After the brief stop to pick up another companion, the show returned to a proper 4-part serial and I was quite looking forward to getting a decent story again. This time the group travel through time and space and, although they arrive in the same place and time, there appears to have been some wibbly wobbly timey wimey stuff going on because some of the land in a very serious plot where life is on the line whereas the rest of them appear to have landed into a parallel universe where Sid James is god and innuendo is the main spoken language. Specifically we see Ian in slavery and ultimately fighting as a gladiator while the Doctor, Barbara and Vicki go off into something more humorous.

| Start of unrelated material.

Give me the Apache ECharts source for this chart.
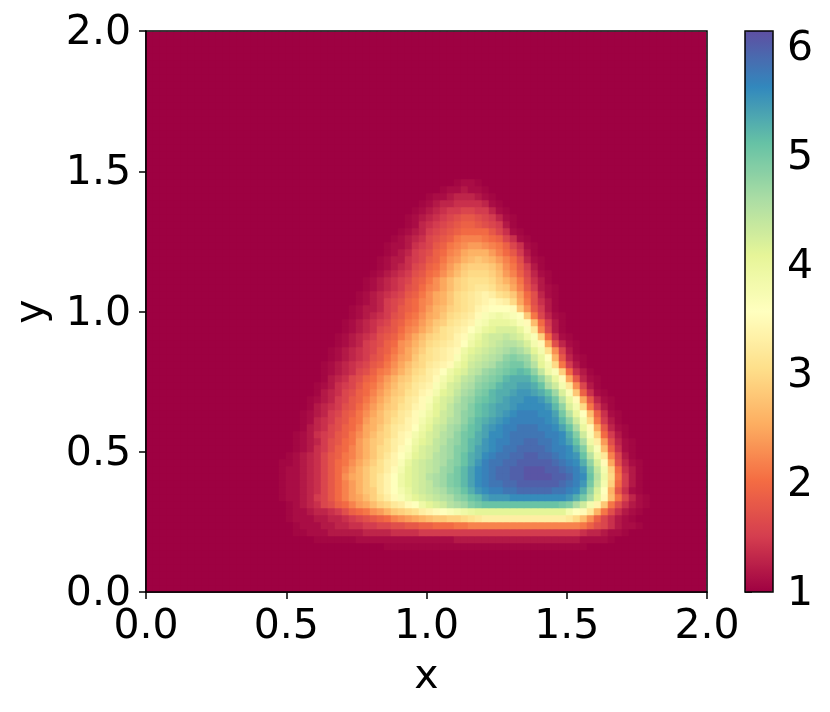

It is a strange mix and it will certainly stop me complaining that the silly humour in the modern Doctor Who is something new, because this is only the second season and here it is. I don't really have an issue with the sudden shift in tone because I think it is good that it can go lighter when the mood takes it, but the problem for me was that it was such a shift and so sudden that it threw me a bit. It isn't that it becomes lighter, it is that at times it is out and out silly. I got used to this though but the issue that remained was that only parts of the story were like this and the others were more serious. This mix doesn't work and it does feel like two different writers and crews worked on the different bits and they both got different memos about what the end product should be like. It still just about works, but it does so by the silly bits undercutting the more serious bits and trying to drag it down .

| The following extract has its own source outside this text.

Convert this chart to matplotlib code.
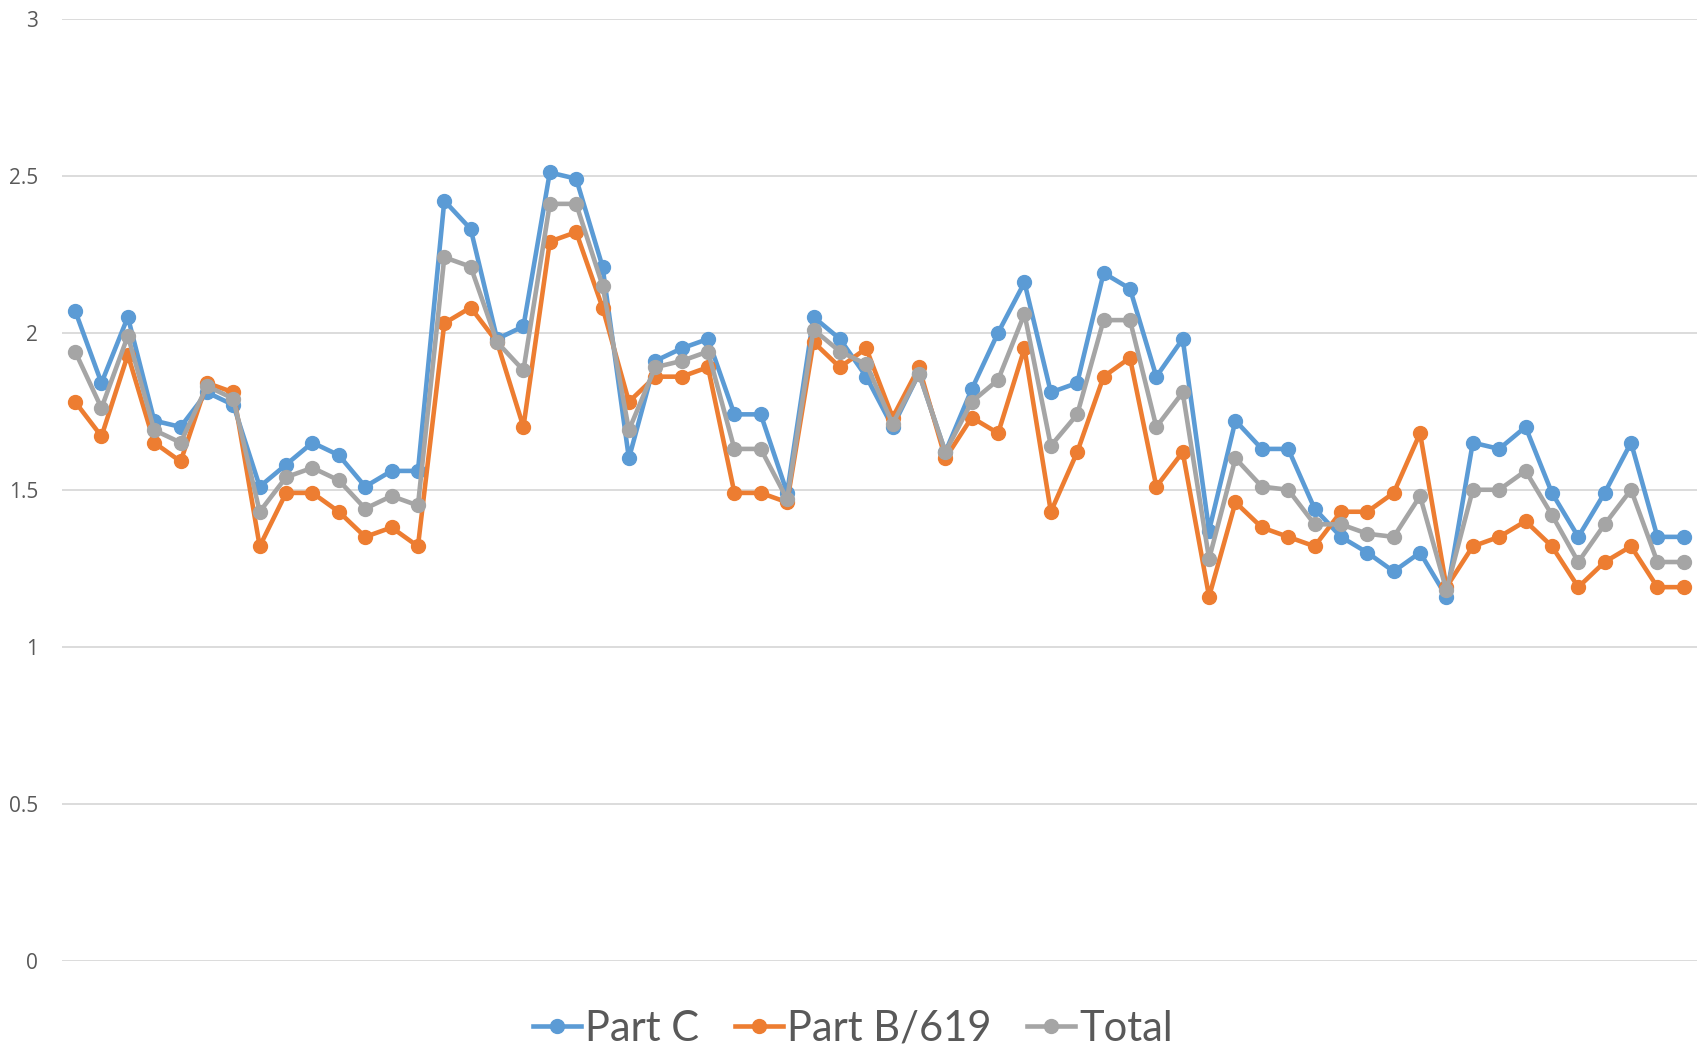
import matplotlib
matplotlib.use("Agg")
import matplotlib.pyplot as plt
import numpy as np

# values, one per category (62 categories)
part_c = [2.07, 1.84, 2.05, 1.72, 1.70, 1.81, 1.77, 1.51, 1.58, 1.65,
          1.61, 1.51, 1.56, 1.56, 2.42, 2.33, 1.98, 2.02, 2.51, 2.49,
          2.21, 1.60, 1.91, 1.95, 1.98, 1.74, 1.74, 1.49, 2.05, 1.98,
          1.86, 1.70, 1.87, 1.62, 1.82, 2.00, 2.16, 1.81, 1.84, 2.19,
          2.14, 1.86, 1.98, 1.37, 1.72, 1.63, 1.63, 1.44, 1.35, 1.30,
          1.24, 1.30, 1.16, 1.65, 1.63, 1.70, 1.49, 1.35, 1.49, 1.65,
          1.35, 1.35]
part_b = [1.78, 1.67, 1.93, 1.65, 1.59, 1.84, 1.81, 1.32, 1.49, 1.49,
          1.43, 1.35, 1.38, 1.32, 2.03, 2.08, 1.97, 1.70, 2.29, 2.32,
          2.08, 1.78, 1.86, 1.86, 1.89, 1.49, 1.49, 1.46, 1.97, 1.89,
          1.95, 1.73, 1.89, 1.60, 1.73, 1.68, 1.95, 1.43, 1.62, 1.86,
          1.92, 1.51, 1.62, 1.16, 1.46, 1.38, 1.35, 1.32, 1.43, 1.43,
          1.49, 1.68, 1.19, 1.32, 1.35, 1.40, 1.32, 1.19, 1.27, 1.32,
          1.19, 1.19]
total = [1.94, 1.76, 1.99, 1.69, 1.65, 1.83, 1.79, 1.43, 1.54, 1.57,
         1.53, 1.44, 1.48, 1.45, 2.24, 2.21, 1.97, 1.88, 2.41, 2.41,
         2.15, 1.69, 1.89, 1.91, 1.94, 1.63, 1.63, 1.47, 2.01, 1.94,
         1.90, 1.71, 1.87, 1.62, 1.78, 1.85, 2.06, 1.64, 1.74, 2.04,
         2.04, 1.70, 1.81, 1.28, 1.60, 1.51, 1.50, 1.39, 1.39, 1.36,
         1.35, 1.48, 1.18, 1.50, 1.50, 1.56, 1.42, 1.27, 1.39, 1.50,
         1.27, 1.27]
series_names = ["Part C", "Part B/619", "Total"]
colors = ["#5B9BD5", "#ED7D31", "#A5A5A5"]
yticks = [0, 0.5, 1, 1.5, 2, 2.5, 3]

fig = plt.figure(figsize=(17.06, 10.52), dpi=100)
ax = fig.add_axes([0.0363, 0.0865, 0.9584, 0.8959])

x = np.arange(len(part_c))
for vals, name, col in zip([part_c, part_b, total], series_names, colors):
    ax.plot(x, vals, color=col, lw=3.3, marker="o", ms=10,
            solid_joinstyle="round", label=name, zorder=3)

ax.set_xlim(-0.5, len(part_c) - 0.5)
ax.set_ylim(0, 3)
ax.set_yticks(yticks)
ax.set_yticklabels([("%g" % t) for t in yticks], color="#595959",
                   fontsize=15, family="Open Sans")
ax.set_xticks([])
ax.tick_params(axis="y", length=0, pad=17)
ax.grid(axis="y", color="#D9D9D9", lw=1.3, zorder=0)
for s in ax.spines.values():
    s.set_visible(False)

leg = fig.legend(loc="center", bbox_to_anchor=(0.5, 0.022), ncol=3,
                 frameon=False, prop={"family": "Lato", "size": 30},
                 handlelength=1.15, handletextpad=0.1, columnspacing=0.85)
for t in leg.get_texts():
    t.set_color("#595959")

fig.savefig("out.png", dpi=100)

The person I feel bad for is Russell; he gives a pretty good performance and really sells the danger of his situation – only for the very next scene to have a bumbling Nero make a smutty pass at Barbara 30 seconds later. Hartnell appears to be greatly enjoying himself although I did turn to Google at one point to see if he was drunk at any point. He is actually pretty funny but, like Russell, he isn't allowed to have the material stay with him to build on it. Hill somehow manages to make the bridge between both and works well in the serious bits while also having a nice comedic touch as well. O'Brien didn't make an impression on me at all here – I didn't make a point of judging her, I just realized at the end of the serial that I had hardly noticed her even though she was in it quite a lot. She seemed to giggle a lot and be silly – although she was in the silly parts of the serial, so maybe this was part of it. Francis' Nero is ridiculous but at least he goes for it.
The Romans is an odd beast; it has bits I enjoyed but it doesn't gel very well between the serious and the comedic, with the end result of them weakening each other. It is an OK serial but it needed to decide what it was doing and do it better.